**Data lines:**
>> start

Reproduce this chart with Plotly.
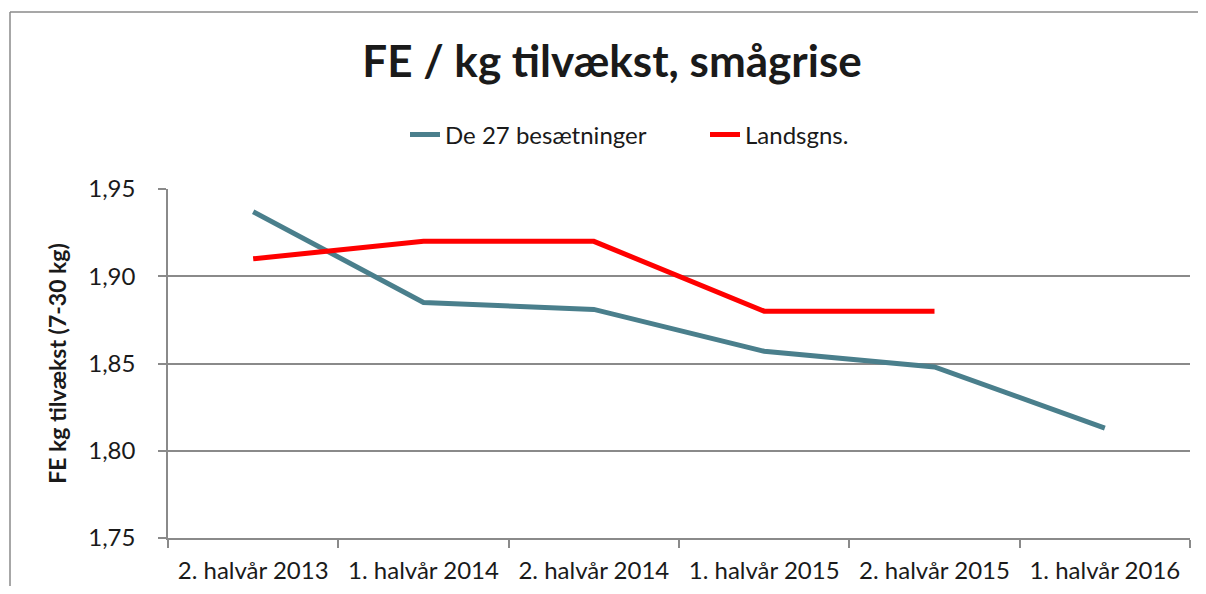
import plotly.graph_objects as go

categories = ["2. halvår 2013", "1. halvår 2014", "2. halvår 2014",
              "1. halvår 2015", "2. halvår 2015", "1. halvår 2016"]
besaetninger = [1.937, 1.885, 1.881, 1.857, 1.848, 1.813]
landsgns = [1.91, 1.92, 1.92, 1.88, 1.88, None]

# page offset (default body margin of the html page)
OX, OY = 8, 8
W, H = 1206 - 2 * OX, 594 - 2 * OY
L, T = 168 - OX, 189 - OY
R = W - (1190 - OX)
B = H - (538 - OY)
pw, ph = W - L - R, H - T - B


def px(x):  # reference page x -> paper
    return (x - OX - L) / pw


def py(y):  # reference page y -> paper
    return (H - B - (y - OY)) / ph


FONT = "Lato, Calibri, sans-serif"
GRID = "#8a8a8a"
TXT = "#1a1a1a"

fig = go.Figure()
fig.add_trace(go.Scatter(x=categories, y=besaetninger, mode="lines",
                         name="De 27 besætninger",
                         line=dict(color="#4a7f8c", width=5)))
fig.add_trace(go.Scatter(x=categories, y=landsgns, mode="lines",
                         name="Landsgns.",
                         line=dict(color="#ff0000", width=5)))

fig.update_layout(
    width=W, height=H,
    margin=dict(l=L, r=R, t=T, b=B, autoexpand=False),
    paper_bgcolor="white", plot_bgcolor="white",
    separators=", ",
    font=dict(family=FONT, color=TXT, size=24),
    title=dict(text="<b>FE / kg tilvækst, smågrise</b>",
               font=dict(family=FONT, size=44, color=TXT),
               xref="container", x=(612 - OX) / W, xanchor="center",
               yref="container", y=1 - (62 - OY) / H, yanchor="middle"),
    showlegend=True,
    legend=dict(orientation="h", xref="paper", x=px(405), xanchor="left",
                yref="paper", y=py(135), yanchor="middle",
                font=dict(family=FONT, size=24, color=TXT),
                entrywidth=255, bgcolor="rgba(0,0,0,0)"),
    xaxis=dict(type="category", range=[-0.5, len(categories) - 0.5],
               tickson="boundaries", ticks="outside",
               ticklen=8, tickcolor=GRID, tickwidth=1.5,
               showline=True, linecolor=GRID, linewidth=1.5,
               showgrid=False, ticklabelstandoff=10,
               tickfont=dict(family=FONT, size=24, color=TXT),
               fixedrange=True),
    yaxis=dict(range=[1.75, 1.95], dtick=0.05, tick0=1.75, tickformat=".2f",
               ticks="outside", ticklen=8, tickcolor=GRID, tickwidth=1.5,
               showline=True, linecolor=GRID, linewidth=1.5,
               showgrid=True, gridcolor=GRID, gridwidth=1.5,
               zeroline=False, ticklabelstandoff=18,
               tickfont=dict(family=FONT, size=24, color=TXT),
               title=dict(text="<b>FE kg tilvækst (7-30 kg)</b>",
                          font=dict(family=FONT, size=23, color=TXT),
                          standoff=15),
               fixedrange=True),
)

# chart area border (top and left visible in reference)
fig.add_shape(type="line", xref="paper", yref="paper",
              x0=px(10), x1=px(1206), y0=py(12), y1=py(12),
              line=dict(color=GRID, width=1.5))
fig.add_shape(type="line", xref="paper", yref="paper",
              x0=px(10), x1=px(10), y0=py(12), y1=py(594),
              line=dict(color=GRID, width=1.5))

fig.write_html("out.html", config={"displayModeBar": False})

>> end

**What needs to be done:** From the first line above through the line containing "import plotly.graph_objects as go", copy everything exactly, without the pictures.

**Completed exercise:**
Reproduce this chart with Plotly.
import plotly.graph_objects as go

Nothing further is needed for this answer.